━━ DATA EXCERPT
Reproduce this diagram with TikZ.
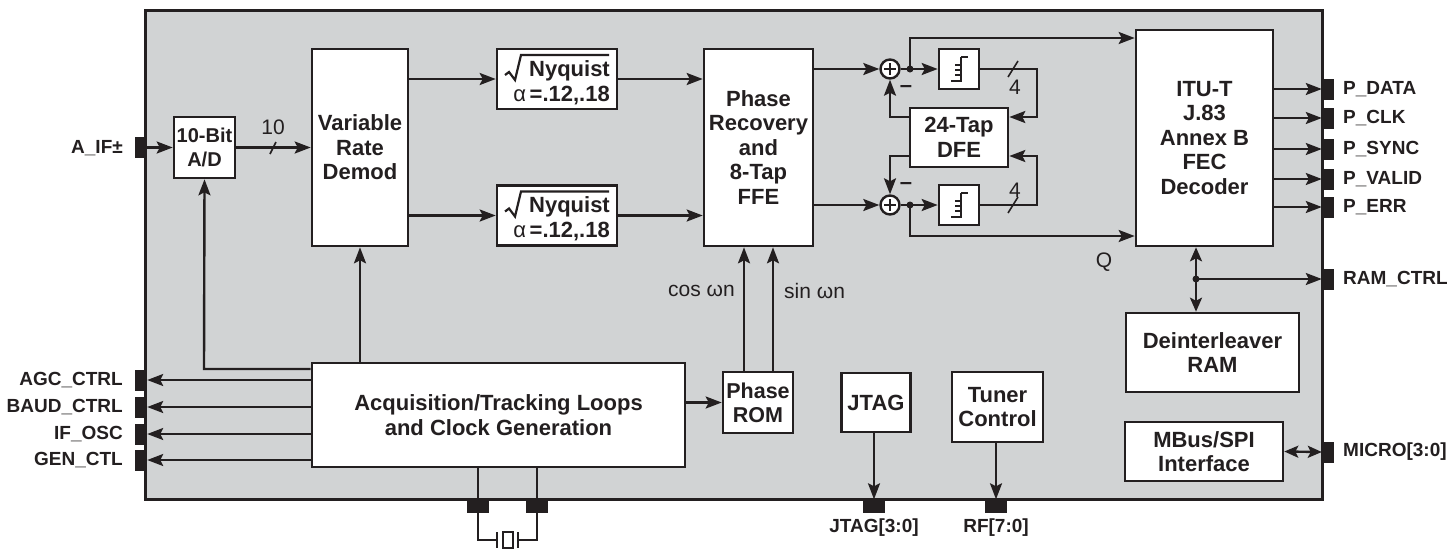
\documentclass[tikz,border=0pt]{standalone}
\usepackage{fontspec}
\setmainfont{Liberation Sans}
\usetikzlibrary{arrows.meta}
\definecolor{ink}{HTML}{231F20}
\definecolor{chipgray}{HTML}{D1D3D4}
\newcommand\bfbig{\bfseries\fontsize{22}{24.5}\selectfont}
\newcommand\bfsmall{\bfseries\fontsize{20}{24}\selectfont}
\newcommand\bfmid{\bfseries\fontsize{21.5}{24}\selectfont}
\newcommand\pinfont{\bfseries\fontsize{19}{20}\selectfont}
\newcommand\rmlab{\mdseries\fontsize{21}{22}\selectfont}
\begin{document}
\begin{tikzpicture}[x=1pt,y=-1pt,
  box/.style={draw=ink,fill=white,line width=2.6pt,align=center,font=\bfbig,text=ink,inner sep=0pt},
  wire/.style={draw=ink,line width=2.4pt},
  arr/.style={wire,-{Stealth[length=16pt,width=12pt,inset=3pt]}},
  darr/.style={wire,{Stealth[length=14pt,width=12pt,inset=3pt]}-{Stealth[length=14pt,width=12pt,inset=3pt]}},
  pinbox/.style={fill=ink,draw=none,inner sep=0pt,minimum width=12pt,minimum height=21pt},
  bpin/.style={fill=ink,draw=none,inner sep=0pt,minimum width=22pt,minimum height=13pt},
  lpin/.style={font=\pinfont,text=ink,anchor=east,inner sep=0pt},
  rpin/.style={font=\pinfont,text=ink,anchor=west,inner sep=0pt},
  summer/.style={circle,draw=ink,fill=white,line width=2.4pt,minimum size=19pt,inner sep=0pt},
  dot/.style={circle,fill=ink,inner sep=0pt,minimum size=7pt},
  nyqtxt/.style={font=\bfbig,text=ink,anchor=base east,inner sep=0pt}
]
\useasboundingbox (0,0) rectangle (1447,550);
% chip
\draw[draw=ink,fill=chipgray,line width=3pt] (145,10) rectangle (1322,499);

% pins left
\node[pinbox] (pAIF) at (141,147) {};
\node[pinbox] (pAGC) at (141,380) {};
\node[pinbox] (pBAUD) at (141,407) {};
\node[pinbox] (pIF) at (141,434) {};
\node[pinbox] (pGEN) at (141,460) {};
% pins right
\node[pinbox] (pDATA) at (1328,89) {};
\node[pinbox] (pCLK) at (1328,118) {};
\node[pinbox] (pSYNC) at (1328,149) {};
\node[pinbox] (pVALID) at (1328,179) {};
\node[pinbox] (pERR) at (1328,207) {};
\node[pinbox] (pRAM) at (1328,279) {};
\node[pinbox] (pMICRO) at (1328,452) {};
% pins bottom
\node[bpin] (pJTAG) at (874,506) {};
\node[bpin] (pRF) at (996,506) {};
\node[bpin] (pX1) at (478,506) {};
\node[bpin] (pX2) at (537,506) {};

% pin labels
\node[lpin] (tAIF) at (123,148) {A\_IF±};
\node[lpin] (tAGC) at (123,380) {AGC\_CTRL};
\node[lpin] (tBAUD) at (123,407) {BAUD\_CTRL};
\node[lpin] (tIF) at (123,434) {IF\_OSC};
\node[lpin] (tGEN) at (123,460) {GEN\_CTL};
\node[rpin] (tDATA) at (1343,89) {P\_DATA};
\node[rpin] (tCLK) at (1343,118) {P\_CLK};
\node[rpin] (tSYNC) at (1343,149) {P\_SYNC};
\node[rpin] (tVALID) at (1343,179) {P\_VALID};
\node[rpin] (tERR) at (1343,207) {P\_ERR};
\node[rpin] (tRAM) at (1343,279) {RAM\_CTRL};
\node[rpin] (tMICRO) at (1343,452) {MICRO[3:0]};
\node[font=\pinfont,text=ink] (tJTAG) at (874,528) {JTAG[3:0]};
\node[font=\pinfont,text=ink] (tRF) at (996,528) {RF[7:0]};

% boxes
\node[box,font=\bfsmall,minimum width=61pt,minimum height=61pt] (ad) at (204.5,147.5) {10-Bit\\A/D};
\node[box,minimum width=96pt,minimum height=197pt] (vrd) at (360,147.5) {Variable\\Rate\\Demod};
\node[box,minimum width=120pt,minimum height=60pt] (nyq1) at (557,79) {};
\node[box,minimum width=120pt,minimum height=60pt] (nyq2) at (557,215.5) {};
\foreach \n in {nyq1,nyq2}{
  \node[nyqtxt] (\n a) at ([shift={(53,-3)}]\n.center) {Nyquist};
  \node[nyqtxt] (\n b) at ([shift={(53,22)}]\n.center) {{\mdseries α\,}=.12,.18};
  \draw[ink,line width=2.2pt,line join=miter] (\n.center) ++(-52,-4) -- ++(4,-3) -- ++(6,8) -- ++(6,-25) -- ++(88,0);
}
\node[box,minimum width=109pt,minimum height=197pt] (prf) at (758.5,147.5) {Phase\\Recovery\\and\\8-Tap\\FFE};
\node[box,minimum width=40pt,minimum height=40pt] (sl1) at (959,69) {};
\node[box,minimum width=40pt,minimum height=40pt] (sl2) at (959,205) {};
\node[box,minimum width=98pt,minimum height=59pt] (dfe) at (959,137.5) {24-Tap\\DFE};
\node[box,minimum width=137pt,minimum height=216pt] (fec) at (1204.5,138) {ITU-T\\J.83\\Annex B\\FEC\\Decoder};
\node[box,minimum width=173pt,minimum height=79pt] (dint) at (1212.5,352.5) {Deinterleaver\\RAM};
\node[box,minimum width=158pt,minimum height=59pt] (mbus) at (1204,451.5) {MBus/SPI\\Interface};
\node[box,minimum width=373pt,minimum height=104pt] (acq) at (498.5,415) {Acquisition/Tracking Loops\\and Clock Generation};
\node[box,font=\bfmid,minimum width=70pt,minimum height=61pt] (rom) at (758,402.5) {Phase\\ROM};
\node[box,minimum width=69pt,minimum height=59pt] (jtag) at (876,402.5) {JTAG};
\node[box,minimum width=91pt,minimum height=70pt] (tuner) at (997.5,407) {Tuner\\Control};

% slicer symbols
\foreach \s in {sl1,sl2}{
  \draw[ink,line width=1.8pt] (\s.center) ++(2,-12) -- ++(7,0) (\s.center) ++(2,-12) -- ++(0,24) -- ++(-10,0)
     (\s.center) ++(2,-4) -- ++(-6,0) (\s.center) ++(2,1) -- ++(-6,0) (\s.center) ++(2,6) -- ++(-6,0);
}

% summers
\node[summer] (s1) at (890,69) {};
\node[summer] (s2) at (890,205) {};
\draw[ink,line width=2.2pt] (s1.center) +(-6,0) -- +(6,0) (s1.center) +(0,-6) -- +(0,6);
\draw[ink,line width=2.2pt] (s2.center) +(-6,0) -- +(6,0) (s2.center) +(0,-6) -- +(0,6);

% front end
\draw[arr] (pAIF.east |- ad.west) -- (ad.west);
\draw[arr] (ad.east) -- (vrd.west);
\draw[ink,line width=1.6pt] (270,154) -- (276,142);
\node[font=\rmlab,text=ink] (t10) at (273,127) {10};
\draw[arr] (vrd.east |- nyq1.west) -- (nyq1.west);
\draw[arr] (vrd.east |- nyq2.west) -- (nyq2.west);
\draw[arr] (nyq1.east) -- (prf.west |- nyq1.east);
\draw[arr] (nyq2.east) -- (prf.west |- nyq2.east);
\draw[arr] (prf.east |- s1.west) -- (s1.west);
\draw[arr] (prf.east |- s2.west) -- (s2.west);

% DFE section
\coordinate (d1) at (910,69);
\coordinate (d2) at (910,205);
\draw[arr] (s1.east) -- (sl1.west);
\draw[arr] (s2.east) -- (sl2.west);
\node[dot] (dd1) at (d1) {};
\node[dot] (dd2) at (d2) {};
\draw[arr] (d1) -- (910,38) -- (fec.west |- 910,38);
\draw[arr] (d2) -- (910,236) -- (fec.west |- 910,236);
\draw[arr] (sl1.east) -- (1037,69) -- (1037,117) -- (dfe.east |- 1037,117);
\draw[arr] (sl2.east) -- (1037,205) -- (1037,156) -- (dfe.east |- 1037,156);
\draw[ink,line width=1.6pt] (1008,77) -- (1018,61);
\draw[ink,line width=1.6pt] (1008,213) -- (1018,197);
\node[font=\rmlab,text=ink] (t4a) at (1015,87) {4};
\node[font=\rmlab,text=ink] (t4b) at (1015,190) {4};
\draw[arr] (dfe.west |- 890,117) -- (890,117) -- (s1.south);
\draw[arr] (dfe.west |- 890,156) -- (890,156) -- (s2.north);
\node[font=\bfbig,text=ink] (m1) at (906,89) {--};
\node[font=\bfbig,text=ink] (m2) at (906,186) {--};
\node[font=\rmlab,text=ink] (tQ) at (1104,262) {Q};

% FEC outputs
\foreach \p in {pDATA,pCLK,pSYNC,pVALID,pERR}
  \draw[arr] (fec.east |- \p.west) -- (\p.west);
\draw[darr] (fec.south -| 1196,0) -- (dint.north -| 1196,0);
\node[dot] (dd3) at (1196,279) {};
\draw[arr] (dd3.center) -- (pRAM.west);
\draw[darr] (mbus.east) -- (pMICRO.west);

% acquisition
\draw[arr] (acq.north -| vrd.south) -- (vrd.south);
\draw[arr] (acq.west |- 204,369) -- (204,369) -- (ad.south);
\foreach \p in {pAGC,pBAUD,pIF,pGEN}
  \draw[arr] (acq.west |- \p.east) -- (\p.east);
\draw[arr] (acq.east |- rom.west) -- (rom.west);
\draw[arr] (rom.north -| 744,0) -- (prf.south -| 744,0);
\draw[arr] (rom.north -| 773,0) -- (prf.south -| 773,0);
\node[font=\rmlab,text=ink,anchor=east,inner sep=0pt] (tcos) at (735,291) {cos ωn};
\node[font=\rmlab,text=ink,anchor=west,inner sep=0pt] (tsin) at (784,291) {sin ωn};
\draw[arr] (jtag.south -| pJTAG.north) -- (pJTAG.north);
\draw[arr] (tuner.south -| pRF.north) -- (pRF.north);

% crystal
\draw[wire,line width=2pt] (acq.south -| pX1.north) -- (pX1.north);
\draw[wire,line width=2pt] (acq.south -| pX2.north) -- (pX2.north);
\coordinate (xl) at (497,540);
\coordinate (xr) at (518,540);
\draw[wire,line width=2pt] (pX1.south) -- (478,540) -- (xl);
\draw[wire,line width=2pt] (pX2.south) -- (537,540) -- (xr);
\draw[wire,line width=2pt] (497,532) -- (497,548) (518,532) -- (518,548);
\draw[wire,line width=2pt] (503,532) rectangle (513,548);
\end{tikzpicture}
\end{document}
━━━━
◆ **SHORT TASK**: In the data above, please extract the lines from the first one through the line with "(145,10) rectangle (1322,499);", exactly, and keep pictures out.

◆ **ANSWER TO THE PROBLEM**:
Reproduce this diagram with TikZ.
\documentclass[tikz,border=0pt]{standalone}
\usepackage{fontspec}
\setmainfont{Liberation Sans}
\usetikzlibrary{arrows.meta}
\definecolor{ink}{HTML}{231F20}
\definecolor{chipgray}{HTML}{D1D3D4}
\newcommand\bfbig{\bfseries\fontsize{22}{24.5}\selectfont}
\newcommand\bfsmall{\bfseries\fontsize{20}{24}\selectfont}
\newcommand\bfmid{\bfseries\fontsize{21.5}{24}\selectfont}
\newcommand\pinfont{\bfseries\fontsize{19}{20}\selectfont}
\newcommand\rmlab{\mdseries\fontsize{21}{22}\selectfont}
\begin{document}
\begin{tikzpicture}[x=1pt,y=-1pt,
  box/.style={draw=ink,fill=white,line width=2.6pt,align=center,font=\bfbig,text=ink,inner sep=0pt},
  wire/.style={draw=ink,line width=2.4pt},
  arr/.style={wire,-{Stealth[length=16pt,width=12pt,inset=3pt]}},
  darr/.style={wire,{Stealth[length=14pt,width=12pt,inset=3pt]}-{Stealth[length=14pt,width=12pt,inset=3pt]}},
  pinbox/.style={fill=ink,draw=none,inner sep=0pt,minimum width=12pt,minimum height=21pt},
  bpin/.style={fill=ink,draw=none,inner sep=0pt,minimum width=22pt,minimum height=13pt},
  lpin/.style={font=\pinfont,text=ink,anchor=east,inner sep=0pt},
  rpin/.style={font=\pinfont,text=ink,anchor=west,inner sep=0pt},
  summer/.style={circle,draw=ink,fill=white,line width=2.4pt,minimum size=19pt,inner sep=0pt},
  dot/.style={circle,fill=ink,inner sep=0pt,minimum size=7pt},
  nyqtxt/.style={font=\bfbig,text=ink,anchor=base east,inner sep=0pt}
]
\useasboundingbox (0,0) rectangle (1447,550);
% chip
\draw[draw=ink,fill=chipgray,line width=3pt] (145,10) rectangle (1322,499);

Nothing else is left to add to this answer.